Hubo un tiempo en que Cataluña -y más concretamente Barcelona- era la vanguardia de España en casi todas las cosas: desde una resistencia inteligente y democrática al franquismo hasta la literatura, la pintura y la estética; desde el desarrollo económico a la modernidad y la apertura hacia Europa. En aquella Cataluña todo el mundo jugaba un rol complementario: el partido de Pujol, el PSOE, el PSUC, el abad de Montserrat, la Asamblea de Cataluña y, sobre todo, una sociedad civil que arrimaba el hombro, era solidaria con España y causaba admiración en cualquier rincón de nuestro país.

La filtración del nacionalismo por muchas suturas sociales ha invertido los términos. Barcelona está siendo sobrepasada por Madrid en casi todos los parámetros económicos, sociales y culturales. Hay un lento desplazamiento del eje de la modernidad hacia el sur, hacia el País Valenciano.
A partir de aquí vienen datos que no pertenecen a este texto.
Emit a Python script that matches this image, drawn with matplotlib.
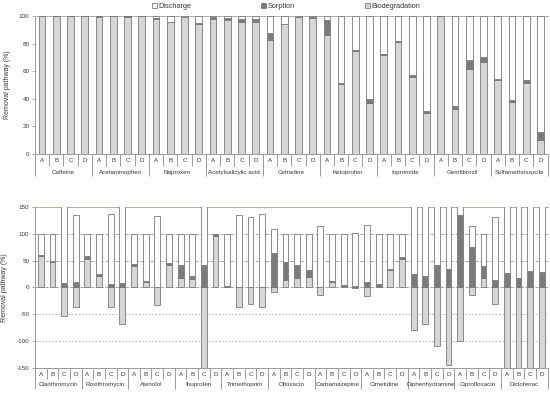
import numpy as np
import matplotlib.pyplot as plt
from matplotlib.patches import Patch

plt.rcParams['font.family'] = ['Liberation Sans', 'DejaVu Sans']
plt.rcParams['axes.unicode_minus'] = False

letters = ['A', 'B', 'C', 'D']

top_compounds = ['Caffeine', 'Acetaminophen', 'Naproxen', 'Acetylsalicylic acid',
                 'Cefradine', 'Ketoprofen', 'Iopromide', 'Gemfibrozil', 'Sulfamethoxazole']
top_bio = [100, 100, 100, 100, 99.5, 100, 99.5, 100, 98, 95.4, 99, 94.4,
           97.8, 97.5, 96, 96, 83, 94, 99, 98.5, 86, 50.5, 74.5, 37.2,
           72, 81, 56, 29.5, 100, 33, 61.6, 66.9, 53.5, 38, 51.7, 10.1]
top_sorp = [0, 0, 0, 0, 0.5, 0, 0.5, 0, 0.5, 0.5, 0.5, 0.5,
            1.5, 1, 2, 2, 5, 0.6, 0.5, 1, 11.4, 0.8, 0.8, 2.4,
            0.8, 0.8, 1, 1.7, 0, 2.2, 6.5, 3.1, 1, 1.5, 2, 5.8]
top_disc = [0, 0, 0, 0, 0, 0, 0, 0, 1.5, 4.1, 0.5, 5.1,
            0.7, 1.5, 2, 2, 12, 5.4, 0.5, 0.5, 2.6, 48.7, 24.7, 60.4,
            27.2, 18.2, 43, 68.8, 0, 64.8, 31.9, 30, 45.5, 60.5, 46.3, 84.1]

bot_compounds = ['Clarithromycin', 'Roxithromycin', 'Atenolol', 'Ibuprofen', 'Trimethoprim',
                 'Ofloxacin', 'Carbamazepine', 'Cimetidine', 'Diphenhydramine',
                 'Ciprofloxacin', 'Diclofenac']
bot_bio = [58, 46.9, -53, -35.8, 52.5, 21.6, -37, -67.3, 40, 9.3, -33.3, 42.6,
           16.7, 14.8, -250, 96.3, 0, -35.8, -30.9, -37, -8, 13.6, 17.3, 19.8,
           -14.8, 9.9, 1.9, -1, -16.7, 2.5, 32.1, 53.7, -79.6, -67.9, -109.3, -143.8,
           -98.8, -13.6, 18.5, -30.9, -220, -200, -240, -210]
bot_sorp = [2, 2, 7.4, 11, 6.8, 3.7, 6.2, 7.4, 3, 1.8, 0, 3,
            25.9, 5.6, 42.6, 3.7, 2, 0, 0, 0, 64.2, 34, 24, 13.6,
            1.2, 1.8, 1.8, 2, 9.9, 3.7, 2.5, 2.5, 25.3, 22.2, 42.6, 35.2,
            134, 74.7, 22.2, 13.6, 27.2, 17.3, 30.9, 28.4]
bot_disc = [40, 51.1, 145.6, 124.8, 40.7, 74.7, 130.8, 159.9, 57, 88.9, 133.3, 54.4,
            57.4, 79.6, 307.4, 0, 98, 135.8, 130.9, 137, 43.8, 52.4, 58.7, 66.6,
            113.6, 88.3, 96.3, 99, 106.8, 93.8, 65.4, 43.8, 154.3, 145.7, 166.7, 208.6,
            64.8, 38.9, 59.3, 117.3, 292.8, 282.7, 309.1, 281.6]

C_BIO = '#d6d6d6'
C_SORP = '#7b7b7b'
C_DISC = 'white'
EDGE = '#7a7a7a'
TXT = '#3a3a3a'
LINE = '#8c8c8c'


def draw_panel(ax, compounds, bio, sorp, disc, width, ylim, yticks,
               sep_len, grp_len, let_off, name_off):
    bio = np.array(bio, dtype=float)
    sorp = np.array(sorp, dtype=float)
    disc = np.array(disc, dtype=float)
    n = len(bio)
    x = np.arange(n)
    # negative biodegradation hangs below zero, the rest stacks up from zero
    s_bottom = np.where(bio > 0, bio, 0)
    d_bottom = s_bottom + sorp

    kw = dict(width=width, edgecolor=EDGE, linewidth=0.6, zorder=3)
    ax.bar(x, bio, color=C_BIO, **kw)
    ax.bar(x, sorp, bottom=s_bottom, color=C_SORP, **kw)
    ax.bar(x, disc, bottom=d_bottom, color=C_DISC, **kw)

    ax.set_xlim(-0.5, n - 0.5)
    ax.set_ylim(*ylim)
    ax.set_yticks(yticks)
    ax.tick_params(axis='y', labelsize=4.5, colors=TXT, length=2, width=0.5,
                   color=LINE, pad=2)

    # two-level category axis
    ax.set_xticks(np.arange(0, n + 1, 4) - 0.5)
    ax.set_xticks(np.arange(n + 1) - 0.5, minor=True)
    ax.tick_params(axis='x', which='major', length=grp_len, width=0.6,
                   color=LINE, labelbottom=False)
    ax.tick_params(axis='x', which='minor', length=sep_len, width=0.6,
                   color=LINE, labelbottom=False)
    for i in range(n):
        ax.annotate(letters[i % 4], xy=(i, 0), xycoords=('data', 'axes fraction'),
                    xytext=(0, -let_off), textcoords='offset points',
                    ha='center', va='center', fontsize=4.5, color=TXT)
    for g, name in enumerate(compounds):
        ax.annotate(name, xy=(g * 4 + 1.5, 0), xycoords=('data', 'axes fraction'),
                    xytext=(0, -name_off), textcoords='offset points',
                    ha='center', va='center', fontsize=4.5, color=TXT)

    ax.spines['right'].set_visible(False)
    ax.spines['left'].set_color(LINE)
    ax.spines['bottom'].set_color(LINE)
    ax.spines['top'].set_color('#a3a38f')
    for sp in ax.spines.values():
        sp.set_linewidth(0.6)
    ax.set_ylabel('Removal pathway (%)', fontsize=5, color=TXT, labelpad=6)


fig = plt.figure(figsize=(5.5, 3.93), dpi=100)
ax1 = fig.add_axes([0.0636, 0.608, 0.932, 0.351])
ax2 = fig.add_axes([0.0636, 0.0636, 0.932, 0.410])

draw_panel(ax1, top_compounds, top_bio, top_sorp, top_disc, 0.47, (0, 100),
           np.arange(0, 101, 20), sep_len=8.5, grp_len=16, let_off=4.5, name_off=13)
draw_panel(ax2, bot_compounds, bot_bio, bot_sorp, bot_disc, 0.5, (-150, 150),
           np.arange(-150, 151, 50), sep_len=8, grp_len=15, let_off=4.8, name_off=12)

for yv in [100, 50, 0]:
    ax2.axhline(yv, color='#999999', linewidth=0.6, linestyle=(0, (4, 2)), zorder=1)
for yv in [-50, -100]:
    ax2.axhline(yv, color='#aaaaaa', linewidth=0.6, linestyle=(0, (2, 2)), zorder=1)

handles = [Patch(facecolor=C_DISC, edgecolor=EDGE, linewidth=0.6, label='Discharge'),
           Patch(facecolor=C_SORP, edgecolor=EDGE, linewidth=0.6, label='Sorption'),
           Patch(facecolor=C_BIO, edgecolor=EDGE, linewidth=0.6, label='Biodegradation')]
fig.legend(handles=handles, loc='upper center', bbox_to_anchor=(0.52, 1.01), ncol=3,
           frameon=False, fontsize=5.3, handlelength=0.7, handleheight=0.7,
           handletextpad=0.2, columnspacing=9.5, labelcolor=TXT)

fig.savefig('out.png', dpi=100)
Aragón recela de sus vecinos y la obsesión identitaria como un camino sin final empieza a aburrir en toda España. Los catalanes están conducidos por una clase dirigente mucho más obsesionada en descubrir quienes son, sobre todo para tratar de ser en todo diferentes como una obsesión, que en deteminar a donde van.

Ahora el Congreso del PSC ha terminado poner la guinda al pastel: un congreso destinado a definir por enésima vez a Cataluña -¿a estas alturas acaban de descubrir lo que son?- y a pedir que esta tenga una voz propia en Europa mediante una transformación federal del estado. ¿Pero no acaban de aprobar un estatuto que ni siquiera han terminado de desarrollar, gobernando con el partido que más feroz campaña hizo contra él?

Es cierto que José Montilla ha prometido crearle problemas a Zapatero como la culminación de una definición nacionalista que exige, precisamente, el conflicto como dialéctica permanente con el estado. Todo se va aclarando rápidamente hacia el establecimiento del PSC como un partido cuya primera definición es el patriotismo. Competencia directa a CIU y contagio o contaminación de ERC.

Todo esto resulta necesariamente agotador y complica extraordinariamente que estos catalanes puedan encontrar compresión y apoyo fuera de Cataluña. Quienes defienden desde la izquierda una España fuerte y plural, una solidaridad entre todas las lenguas de nuestro patrimonio cultural y veían en Cataluña un punta de lanza de las libertades y de la cultura, empiezan a estar desolados por la falta de argumentos ante los embates constantes e irrenunciables de la derecha española más dura. Ahora José Montilla, cordobés de nacimiento, se ha sumergido en el profundo anhelo de desarrollar su catalanismo; una tarea para siempre, sin final posible. Que sea lo que ellos quieran.